Multiple Telnet sessions through one script

Cameron Laird claird at lairds.us
Tue Aug 1 21:32:51 EDT 2006


In article <mailman.8736.1154360907.27775.python-list at python.org>,
Carl J. Van Arsdall <cvanarsdall at mvista.com> wrote:
>Well, although you spawn seperate telnet processes there is still only 
>one thread of control in your pythons script.  If you need to do two 
>things simultaneously you'll need to setup a parallel control 
>mechanism.  For example you could use python threads, each thread spawns 
>a separate telnet and controls it accordingly.  Similarly, you could 
>fork off other python scripts that control each telnet session.
>
>Alright, so that's for controlling two telnets at once.  I think you'll 
>have another problem, and that's controlling each telnet session 
>manually. To do this I think you'll need to setup an interface that 
>provides the two consoles you are after.  I'm not exactly sure the best 
>way to do that.  One thought I have is if you used one of the various 
>GUI toolkits you could have your app open a window that is seperated 
>into two consoles.  Each thread could be bound to one of these consoles 
>and you could switch between the two by clicking on one side versus the 
>other.  Although if you want to do it all in a shell, or have your 
>program open multiple shells I'm not sure how to do that, you might 
>check google.  I suppose if you were doing things from a single shell 
>and wanted to do thing similar to the GUI toolkit I described earlier, 
>you could try something like ncurses. 
>
>I guess I have one final idea, you could use a single shell, buffer 
>output from each telnet session and have your main control loop give you 
>the ability to switch back and forth between the two sessions. 
>
>Anyhow, hope those ideas help you out a little.
>
>vmalhotra wrote:
>> Hi
>>
>> I am new in python scripting. I want to open a Multiple telnet session
>> through once script. In other way i can tell i want to open two linux
>> consoles through one script.
>>
>> I wrote one script, but the issue is I am not able to open multiple
>> consoles. The Scripts which i wrote is as follows:
>>
>> import pexpect
>> session = pexpect.spawn("telnet localhost 2601\n")

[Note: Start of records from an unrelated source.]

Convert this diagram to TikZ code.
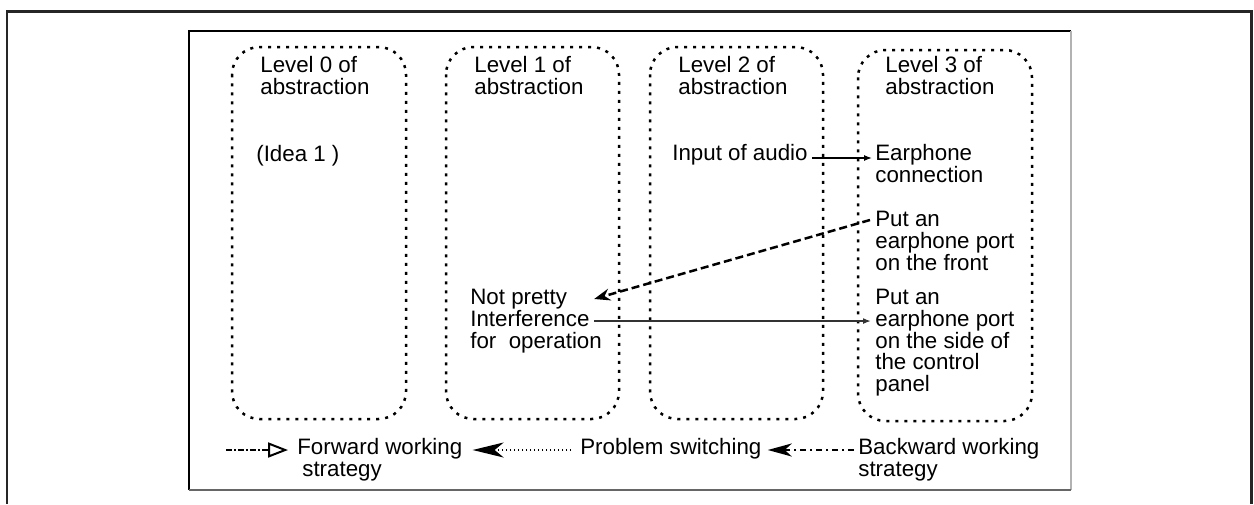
\documentclass[tikz,border=0pt]{standalone}
\usepackage{fontspec}
\setmainfont{Liberation Sans}
\usetikzlibrary{%
  arrows.meta,%
  calc%
}

\begin{document}
\begin{tikzpicture}[x=0.02cm,y=-0.02cm,
    lvlbox/.style={line width=0.05cm,dash pattern=on 0.06cm off 0.12cm,
                   rounded corners=0.55cm},
    txt/.style={anchor=north west,inner sep=0pt,align=left,
                font=\fontsize{12.7}{12.35}\selectfont},
    thinarr/.style={line width=0.025cm,-{Latex[length=0.16cm,width=0.12cm]}},
    movearr/.style={line width=0.05cm,dash pattern=on 0.16cm off 0.08cm,
                    -{Stealth[length=0.32cm,width=0.24cm]}}
  ]
      \useasboundingbox (0,0) rectangle (1254,504);
      % frames
      \draw [line width=0.06cm,black!85] (7,504) -- (7,11) -- (1251,11) -- (1251,504);
      \draw [line width=0.03cm] (189,490) -- (189,31) -- (1071,31);
      \draw [line width=0.04cm,black!30] (1071,31) -- (1071,490);
      \draw [line width=0.04cm,black!60] (1071,490) -- (189,490);
      % levels of abstraction
      \draw [lvlbox] (232,47) rectangle (406,419);
      \draw [lvlbox] (446,47) rectangle (619,419);
      \draw [lvlbox] (650,47) rectangle (823,419);
      \draw [lvlbox] (858,50) rectangle (1032,421);
      \node [txt] (lvl0) at (260,56) {Level 0 of\\abstraction};
      \node [txt] (lvl1) at (474,56) {Level 1 of\\abstraction};
      \node [txt] (lvl2) at (678,56) {Level 2 of\\abstraction};
      \node [txt] (lvl3) at (885,56) {Level 3 of\\abstraction};
      % ideas
      \node [txt] (idea) at (256,145) {(Idea 1 )};
      \node [txt] (audio) at (672,144) {Input of audio};
      \node [txt] (earconn) at (875,144) {Earphone\\connection};
      \node [txt] (front) at (875,211) {Put an\\earphone port\\on the front};
      \node [txt] (notpretty) at (470,289) {Not pretty\\Interference\\for\ \ operation};
      \node [txt] (side) at (875,289) {Put an\\earphone port\\on the side of\\the control\\panel};
      \draw [thinarr] ($(audio.north east)+(4,14)$) -- ($(earconn.north west)+(-3,14)$);
      \draw [movearr] ($(front.north west)+(-5,9)$) -- ($(notpretty.north east)+(-8,10)$);
      \draw [thinarr,line width=0.035cm,black!80]
        ($(notpretty.east)+(-8,0)$) -- ($(notpretty.east -| side.west)+(-4,0)$);
      % legend
      \node [txt] (fwd) at (297,438) {Forward working\\\hspace{0.1cm}strategy};
      \node [txt] (psw) at (580,438) {Problem switching};
      \node [txt] (bwd) at (858,438) {Backward working\\strategy};
      \coordinate (fwdtail) at (226,450);
      \coordinate (pstip) at ($(fwd.north east)+(10,12)$);
      \coordinate (bwtip) at ($(psw.north east)+(6,12)$);
      \draw [line width=0.04cm,
             dash pattern=on 0.12cm off 0.04cm on 0.04cm off 0.04cm,
             -{Triangle[open,length=0.4cm,width=0.3cm,line width=0.04cm]}]
        (fwdtail) -- ($(fwd.north west)+(-9,12)$);
      \draw [line width=0.04cm,dash pattern=on 0.03cm off 0.05cm,
             -{Stealth[length=0.62cm,width=0.3cm,inset=0.18cm]}]
        ($(psw.north west)+(-9,12)$) -- (pstip);
      \draw [line width=0.04cm,
             dash pattern=on 0.12cm off 0.08cm on 0.04cm off 0.08cm,
             -{Stealth[length=0.48cm,width=0.26cm,inset=0.14cm]}]
        ($(bwd.north west)+(-4,12)$) -- (bwtip);
    \end{tikzpicture}
\end{document}
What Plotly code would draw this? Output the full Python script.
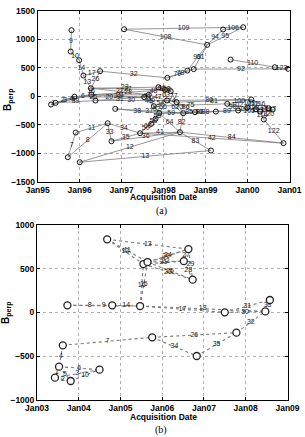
import pandas as pd
import plotly.graph_objects as go

# ---------------- panel (a) data ----------------
a_dates = ["1995-04-27", "1995-06-06", "1995-09-20", "1995-10-15", "1995-10-22",
           "1995-11-28", "1995-12-28", "1996-01-02", "1996-02-03", "1996-04-08",
           "1996-04-12", "1996-05-18", "1996-06-27", "1996-09-01", "1996-10-04",
           "1996-11-06", "1997-01-22", "1997-06-10", "1997-07-16", "1997-08-25",
           "1997-09-16", "1997-10-08", "1997-10-23", "1997-11-17", "1997-11-24",
           "1998-01-12", "1998-01-30", "1998-02-03", "1998-03-04", "1998-04-24",
           "1998-05-23", "1998-06-21", "1998-07-27", "1998-09-20", "1999-01-15",
           "1999-02-17", "1999-06-03", "1999-07-09", "1999-08-07", "1999-10-12",
           "1999-11-25", "2000-02-03", "2000-03-14", "2000-04-20", "2000-05-23",
           "2000-07-02", "2000-08-26", "2000-11-10", "2000-12-20", "1999-12-31",
           "2000-08-08", "1998-10-01", "1999-04-01", "1995-11-17"]
a_bperp = [-146, -117, -1070, 784, 1158, -637, 632, -1158, 363, 140,
           25, -76, 439, -474, -790, -222, 1175, -649, -17, 25,
           -484, -175, -396, 158, -298, 112, -75, 322, 88, -105,
           -631, -298, 450, 475, 900, -953, 1170, -134, 643, -251,
           1210, -58, -230, -270, -409, -210, 508, -824, 480, -200,
           -235, -280, -270, -10]

a_from = [4, 3, 6, 8, 8, 12, 9, 10, 12, 16, 16, 34, 34, 36, 33, 32, 33, 38, 46, 27, 27, 23, 25,
          2, 2, 5, 13, 13, 14, 14, 17, 7, 7, 17, 30, 30, 30, 30, 44, 17, 17,
          0, 0, 1, 0, 1, 53, 1,
          10, 10, 9, 11, 9, 10, 11, 53, 9,
          15, 15,
          18, 19, 21, 22, 20, 21, 24, 26, 25, 23, 28, 24, 26, 29, 18, 19, 19,
          29, 31, 51, 52, 29, 31, 37, 37, 39, 49, 41, 49, 42, 43, 42, 45, 43, 41, 44, 39, 37,
          26, 24, 21]
a_to = [3, 6, 8, 12, 9, 9, 10, 11, 27, 34, 40, 36, 40, 40, 34, 34, 48, 46, 48, 32, 33, 28, 28,
        5, 13, 13, 14, 17, 17, 30, 30, 30, 35, 47, 47, 35, 31, 24, 47, 22, 20,
        1, 10, 10, 53, 53, 10, 11,
        18, 19, 19, 18, 23, 25, 26, 18, 25,
        31, 24,
        21, 26, 24, 24, 22, 26, 26, 29, 26, 25, 29, 31, 31, 31, 19, 23, 21,
        41, 51, 52, 39, 51, 52, 41, 39, 49, 41, 42, 42, 43, 44, 45, 50, 50, 45, 50, 43, 49,
        41, 39, 37]
a_label = ["9", "10", "14", "17", "13", "26", "16", "25", "32", "108", "109", "94", "95", "106",
           "61", "93", "92", "110", "123", "79", "78", "128", "69",
           "7", "8", "11", "33", "34", "35", "36", "41", "12", "13", "42", "84", "83", "82",
           "64", "122", "60", "50",
           "1", "4", "5", "2", "3", "6", "39",
           "21", "24", "22", "31", "23", "28", "30", "20", "27",
           "37", "38",
           "45", "47", "52", "55", "58", "54", "56", "74", "63", "66", "77", "59", "62", "73",
           "44", "48", "46",
           "81", "85", "88", "89", "86", "87", "100", "99", "101", "103", "112", "104", "113",
           "114", "115", "117", "118", "116", "120", "105", "102",
           "80", "76", "75"]

# ---------------- panel (b) data ----------------
b_dates = ["2003-09-24", "2004-10-20", "2005-06-21", "2004-09-06", "2005-07-20",
           "2005-08-25", "2006-08-18", "2006-07-09", "2006-09-24", "2005-10-05",
           "2003-08-15", "2003-07-13", "2003-06-07", "2003-10-23", "2004-07-01",
           "2006-10-30", "2007-10-12", "2007-07-02", "2008-06-21", "2008-07-31"]
b_bperp = [80, 80, 72, 833, 551, 574, 722, 585, 373, -285,
           -376, -620, -745, -783, -654, -498, -232, 0, 11, 141]

b_from = [10, 11, 11, 12, 12, 11, 13, 10, 0, 0, 1, 2, 2, 3, 3, 3, 4, 5, 4, 5, 6, 6, 7, 4, 5,
          2, 2, 17, 17, 18, 16, 9, 9, 15]
b_to = [11, 12, 13, 13, 14, 14, 14, 9, 1, 2, 2, 4, 5, 4, 5, 6, 6, 6, 7, 7, 7, 8, 8, 8, 8,
        17, 18, 18, 19, 19, 18, 16, 15, 16]
b_label = ["4", "1", "5", "2", "3", "6", "10", "7", "8", "9", "14", "16", "15", "12", "11", "13",
           "20", "24", "21", "22", "27", "29", "28", "23", "25",
           "17", "18", "30", "31", "33", "32", "26", "34", "35"]

W, H = 305, 437
FONT = "Liberation Sans"


def edges(dates, vals, f, t):
    d = pd.to_datetime(pd.Series(dates))
    xs, ys, mx, my = [], [], [], []
    for i, j in zip(f, t):
        xs += [d[i], d[j], None]
        ys += [vals[i], vals[j], None]
        mx.append(d[i] + (d[j] - d[i]) / 2)
        my.append((vals[i] + vals[j]) / 2)
    return d, xs, ys, mx, my


fig = go.Figure()

# panel a
d, xs, ys, mx, my = edges(a_dates, a_bperp, a_from, a_to)
fig.add_trace(go.Scatter(x=xs, y=ys, mode="lines", line=dict(color="#7c7c7c", width=0.8),
                         xaxis="x", yaxis="y", showlegend=False, hoverinfo="skip"))
fig.add_trace(go.Scatter(x=mx, y=my, mode="text", text=a_label,
                         textfont=dict(family=FONT, size=7, color="#222222"),
                         xaxis="x", yaxis="y", showlegend=False))
fig.add_trace(go.Scatter(x=d, y=a_bperp, mode="markers",
                         marker=dict(symbol="circle-open", size=5, color="#111111", line=dict(width=1)),
                         xaxis="x", yaxis="y", showlegend=False))

# panel b
d, xs, ys, mx, my = edges(b_dates, b_bperp, b_from, b_to)
fig.add_trace(go.Scatter(x=xs, y=ys, mode="lines", line=dict(color="#7a7a7a", width=1.1, dash="dot"),
                         xaxis="x2", yaxis="y2", showlegend=False, hoverinfo="skip"))
fig.add_trace(go.Scatter(x=mx, y=my, mode="text", text=b_label,
                         textfont=dict(family=FONT, size=7, color="#222222"),
                         xaxis="x2", yaxis="y2", showlegend=False))
fig.add_trace(go.Scatter(x=d, y=b_bperp, mode="markers",
                         marker=dict(symbol="circle", size=7, color="white",
                                     line=dict(width=1.3, color="#222222")),
                         xaxis="x2", yaxis="y2", showlegend=False))

tickfont = dict(family=FONT, size=8.5, color="black", weight="bold")
axcommon = dict(showline=True, linecolor="black", linewidth=1, mirror="ticks",
                ticks="inside", ticklen=3, tickcolor="black", tickfont=tickfont,
                showgrid=True, gridcolor="#b0b0b0", griddash="dot", gridwidth=0.8,
                zeroline=False, automargin=False, tickangle=0)

fig.update_layout(
    template="none",
    width=W, height=H, margin=dict(l=0, r=0, t=0, b=0, pad=0),
    plot_bgcolor="white", paper_bgcolor="white",
    xaxis=dict(domain=[37.7 / W, 289.5 / W], anchor="y", type="date",
               range=["1995-01-01", "2001-01-01"], dtick="M12", tick0="1995-01-01",
               tickformat="%b%y", **axcommon),
    yaxis=dict(domain=[(H - 181.7) / H, (H - 10.7) / H], anchor="x",
               range=[-1500, 1500], dtick=500, **axcommon),
    xaxis2=dict(domain=[37 / W, 287.5 / W], anchor="y2", type="date",
                range=["2003-01-01", "2009-01-01"], dtick="M12", tick0="2003-01-01",
                tickformat="%b%y", **axcommon),
    yaxis2=dict(domain=[(H - 400) / H, (H - 224.7) / H], anchor="x2",
                range=[-1000, 1000], dtick=500, **axcommon),
)

titlefont = dict(family=FONT, size=8.5, color="black", weight="bold")
capfont = dict(family="Liberation Serif", size=10, color="black")


def ann(text, x, y, font, angle=0):
    fig.add_annotation(text=text, x=x / W, y=1 - y / H, xref="paper", yref="paper",
                       showarrow=False, font=font, textangle=angle,
                       xanchor="center", yanchor="middle")


ann("Acquisition Date", 163, 197, titlefont)
ann("(a)", 161, 211, capfont)
ann("B<sub>perp</sub>", 8, 100, dict(family=FONT, size=10, color="black", weight="bold"), -90)
ann("Acquisition Date", 163, 417, titlefont)
ann("(b)", 161, 429.5, capfont)
ann("B<sub>perp</sub>", 6, 313, dict(family=FONT, size=10, color="black", weight="bold"), -90)

fig.write_html("out.html")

>> session.expect("Password: ")
>> session.send("XYZ\n\n")
>> session.expect("Router1> ")
>> session1 = pexpect.spawn("telnet localhost 2604\n")
>> session1.expect("Password: ")
>> session1.send("ABCD\n\n")
>> session1.expect("ospfd> ")
>> #session1.interact()
>> session1.interact()
>>
>> output :
>> ospf>
>>
>> But in this case, i want in one console router one can open and on
>> other console ospf should open. But this i want to do is through one
>> script only.
			.
			.
			.
While pexpect makes these matters feasible, the Tcl-based
Expect <URL: http://wiki.tcl.tk/expect > has had years more
practice dealing with concurrency and its consequences.  If
this problem were mine, I'd start with Expect.